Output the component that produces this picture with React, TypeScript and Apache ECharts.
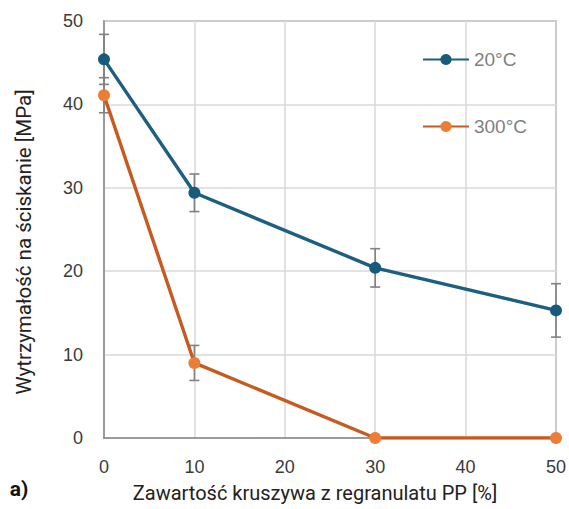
import React, { useEffect, useRef } from "react";
import * as echarts from "echarts";

const xValues = [0, 10, 30, 50];
const series20 = [45.4, 29.4, 20.4, 15.3];
const err20 = [3.0, 2.25, 2.3, 3.2];
const series300 = [41.1, 9.0, 0, 0];
const err300 = [2.1, 2.1, 0, 0];
const seriesNames = ["20°C", "300°C"];
const xTitle = "Zawartość kruszywa z regranulatu PP [%]";
const yTitle = "Wytrzymałość na ściskanie [MPa]";
const panelLabel = "a)";

const BLUE_LINE = "#1c5f80";
const BLUE_MARK = "#175a7c";
const ORANGE_LINE = "#c65a1f";
const ORANGE_MARK = "#ec7d37";

function errorSeries(vals: number[], errs: number[]) {
  const data = xValues
    .map((x, i) => [x, vals[i] - errs[i], vals[i] + errs[i]])
    .filter((d, i) => errs[i] > 0);
  return {
    type: "custom",
    data,
    z: 1,
    silent: true,
    renderItem: (params: any, api: any) => {
      const x = api.value(0);
      const lo = api.coord([x, api.value(1)]);
      const hi = api.coord([x, api.value(2)]);
      const hw = 5;
      const style = { stroke: "#808080", lineWidth: 1.6 };
      return {
        type: "group",
        children: [
          { type: "line", shape: { x1: lo[0], y1: lo[1], x2: hi[0], y2: hi[1] }, style },
          { type: "line", shape: { x1: lo[0] - hw, y1: lo[1], x2: lo[0] + hw, y2: lo[1] }, style },
          { type: "line", shape: { x1: hi[0] - hw, y1: hi[1], x2: hi[0] + hw, y2: hi[1] }, style },
        ],
      };
    },
  };
}

export default function App() {
  const ref = useRef<HTMLDivElement>(null);
  useEffect(() => {
    const chart = echarts.init(ref.current!, null, { renderer: "svg" });
    chart.setOption({
      animation: false,
      backgroundColor: "#ffffff",
      grid: {
        left: 104,
        right: 13,
        top: 21,
        bottom: 71,
        show: true,
        borderColor: "#8a8a8a",
        borderWidth: 1.5,
      },
      legend: {
        orient: "vertical",
        right: 37,
        top: 45,
        itemGap: 48,
        itemWidth: 46,
        itemHeight: 14,
        textStyle: { color: "#7f7f7f", fontSize: 19, fontFamily: "Liberation Sans, Arial, sans-serif" },
        data: seriesNames,
      },
      xAxis: {
        type: "value",
        min: 0,
        max: 50,
        interval: 10,
        axisLine: { show: true, lineStyle: { color: "#8a8a8a", width: 1.5 } },
        axisTick: { show: false },
        splitLine: { lineStyle: { color: "#d9d9d9", width: 1.5 } },
        axisLabel: { color: "#3a3a3a", fontSize: 18, margin: 20, fontFamily: "Liberation Sans, Arial, sans-serif" },
      },
      yAxis: {
        type: "value",
        min: 0,
        max: 50,
        interval: 10,
        axisLine: { show: true, lineStyle: { color: "#8a8a8a", width: 1.5 } },
        axisTick: { show: false },
        splitLine: { lineStyle: { color: "#d9d9d9", width: 1.5 } },
        axisLabel: { color: "#3a3a3a", fontSize: 18, margin: 21, fontFamily: "Liberation Sans, Arial, sans-serif" },
      },
      graphic: [
        {
          type: "text",
          x: 315,
          y: 493,
          style: {
            text: xTitle,
            fontSize: 20,
            fill: "#222",
            fontFamily: "Roboto, sans-serif",
            align: "center",
            verticalAlign: "middle",
          },
        },
        {
          type: "text",
          x: 24,
          y: 242,
          rotation: Math.PI / 2,
          style: {
            text: yTitle,
            fontSize: 20.5,
            fill: "#222",
            fontFamily: "Roboto, sans-serif",
            align: "center",
            verticalAlign: "middle",
          },
        },
        {
          type: "text",
          x: 19,
          y: 489,
          style: {
            text: panelLabel,
            fontSize: 21,
            fontWeight: "bold",
            fill: "#111",
            fontFamily: "Roboto, sans-serif",
            align: "center",
            verticalAlign: "middle",
          },
        },
      ],
      series: [
        errorSeries(series20, err20),
        errorSeries(series300, err300),
        {
          name: seriesNames[0],
          type: "line",
          z: 3,
          data: xValues.map((x, i) => [x, series20[i]]),
          symbol: "circle",
          symbolSize: 12,
          lineStyle: { color: BLUE_LINE, width: 3.4 },
          itemStyle: { color: BLUE_MARK },
        },
        {
          name: seriesNames[1],
          type: "line",
          z: 3,
          data: xValues.map((x, i) => [x, series300[i]]),
          symbol: "circle",
          symbolSize: 12,
          lineStyle: { color: ORANGE_LINE, width: 3.4 },
          itemStyle: { color: ORANGE_MARK },
        },
      ],
    });
    return () => chart.dispose();
  }, []);
  return (
    <div
      ref={ref}
      style={{ position: "fixed", left: 0, top: 0, width: 569, height: 509 }}
    />
  );
}
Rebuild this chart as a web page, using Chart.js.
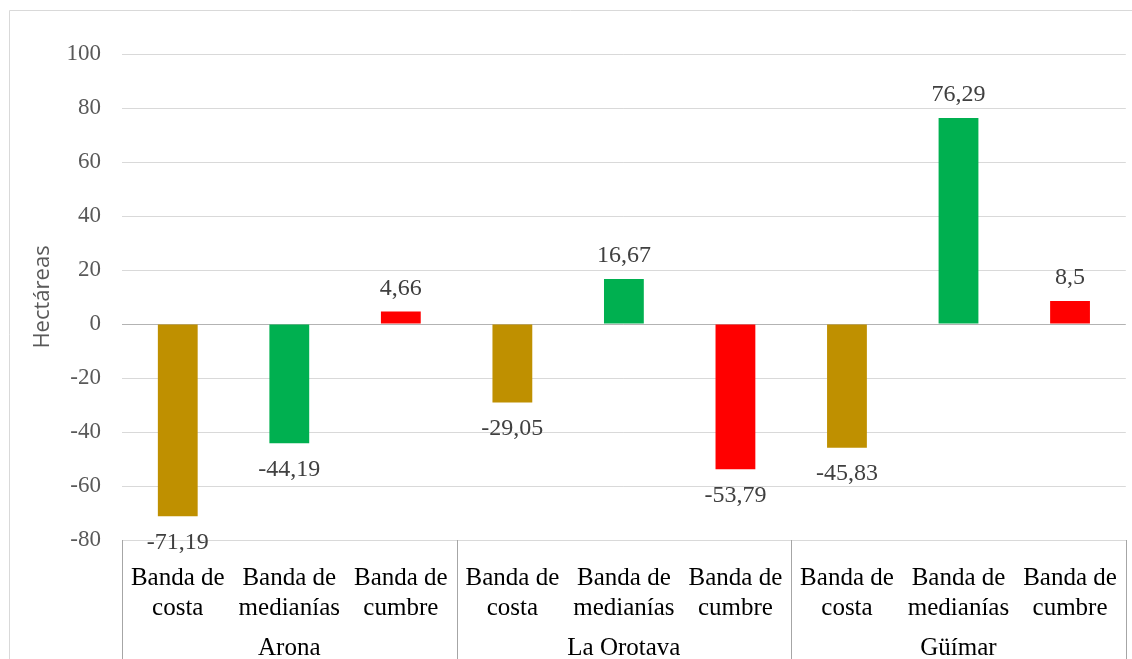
<!DOCTYPE html>
<html>
<head>
<meta charset="utf-8">
<script src="https://cdn.jsdelivr.net/npm/chart.js@4"></script>
<style>
    body { margin: 0; background: #fff; }
    #wrap { position: relative; width: 1132px; height: 659px; }
</style>
</head>
<body>
<div id="wrap"><canvas id="myChart" width="1132" height="659"></canvas></div>
<script>
// Dane wykresu
var groups = ['Arona', 'La Orotava', 'Güímar'];
var bands = [['Banda de', 'costa'], ['Banda de', 'medianías'], ['Banda de', 'cumbre']];
var aronaValues = [-71.19, -44.19, 4.66];
var orotavaValues = [-29.05, 16.67, -53.79];
var guimarValues = [-45.83, 76.29, 8.5];
var bandColors = ['#BF9000', '#00B050', '#FF0000'];
var yTicks = [-80, -60, -40, -20, 0, 20, 40, 60, 80, 100];

var labels = [];
var values = [];
var colors = [];
[aronaValues, orotavaValues, guimarValues].forEach(function(groupValues) {
    groupValues.forEach(function(v, i) {
        labels.push(bands[i]);
        values.push(v);
        colors.push(bandColors[i]);
    });
});

var serif = "'Liberation Serif', 'Times New Roman', serif";

// Ramka i etykiety wartości
var decorPlugin = {
    id: 'decor',
    beforeDraw: function(chart) {
        var ctx = chart.ctx;
        ctx.save();
        ctx.strokeStyle = '#d9d9d9';
        ctx.lineWidth = 1;
        ctx.beginPath();
        ctx.moveTo(9.5, chart.height);
        ctx.lineTo(9.5, 10.5);
        ctx.lineTo(chart.width, 10.5);
        ctx.stroke();
        ctx.restore();
    },
    afterDatasetsDraw: function(chart) {
        var ctx = chart.ctx;
        var meta = chart.getDatasetMeta(0);
        ctx.save();
        ctx.font = '24px ' + serif;
        ctx.fillStyle = '#404040';
        ctx.textAlign = 'center';
        ctx.textBaseline = 'middle';
        meta.data.forEach(function(bar, i) {
            var v = values[i];
            var y = v >= 0 ? bar.y - 23 : bar.y + 26;
            ctx.fillText(String(v).replace('.', ','), bar.x, y);
        });
        ctx.restore();
    },
    afterDraw: function(chart) {
        // Grupy na osi X
        var ctx = chart.ctx;
        var area = chart.chartArea;
        var step = area.width / labels.length;
        ctx.save();
        ctx.strokeStyle = '#a6a6a6';
        ctx.lineWidth = 1;
        for (var g = 0; g <= groups.length; g++) {
            var x = Math.round(area.left + g * 3 * step) + 0.5;
            ctx.beginPath();
            ctx.moveTo(x, area.bottom);
            ctx.lineTo(x, chart.height);
            ctx.stroke();
        }
        ctx.font = '25px ' + serif;
        ctx.fillStyle = '#000';
        ctx.textAlign = 'center';
        ctx.textBaseline = 'middle';
        groups.forEach(function(name, g) {
            ctx.fillText(name, area.left + (g * 3 + 1.5) * step, 648);
        });
        ctx.restore();
    }
};

var ctx = document.getElementById('myChart').getContext('2d');
var chart = new Chart(ctx, {
    type: 'bar',
    data: {
        labels: labels,
        datasets: [{
            data: values,
            backgroundColor: colors,
            borderWidth: 0,
            categoryPercentage: 1,
            barPercentage: 0.357
        }]
    },
    options: {
        responsive: false,
        animation: false,
        events: [],
        layout: {
            padding: { left: 26, right: 2, top: 54, bottom: 0 }
        },
        plugins: {
            legend: { display: false },
            tooltip: { enabled: false }
        },
        scales: {
            x: {
                grid: { display: false },
                border: { display: true, color: '#d9d9d9' },
                ticks: {
                    color: '#000',
                    padding: 15,
                    maxRotation: 0,
                    autoSkip: false,
                    font: { family: serif, size: 25, lineHeight: 1.2 }
                },
                afterFit: function(scale) { scale.height = 119; }
            },
            y: {
                min: -80,
                max: 100,
                afterBuildTicks: function(scale) {
                    scale.ticks = yTicks.map(function(v) { return { value: v }; });
                },
                grid: {
                    drawTicks: false,
                    color: function(c) { return c.tick && c.tick.value === 0 ? '#b3b3b3' : '#d9d9d9'; }
                },
                border: { display: false },
                ticks: {
                    color: '#595959',
                    padding: 21,
                    font: { family: serif, size: 23 }
                },
                title: {
                    display: true,
                    text: 'Hectáreas',
                    color: '#595959',
                    font: { family: "'Open Sans', sans-serif", size: 22 }
                },
                afterFit: function(scale) { scale.width = 96; }
            }
        }
    },
    plugins: [decorPlugin]
});
</script>
</body>
</html>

────

_Required work_: With the pictures left out, restate word for word every line of the data above, from the first down to the line that contains "import * as".

_Exercise response_:
Output the component that produces this picture with React, TypeScript and Apache ECharts.
import React, { useEffect, useRef } from "react";
import * as echarts from "echarts";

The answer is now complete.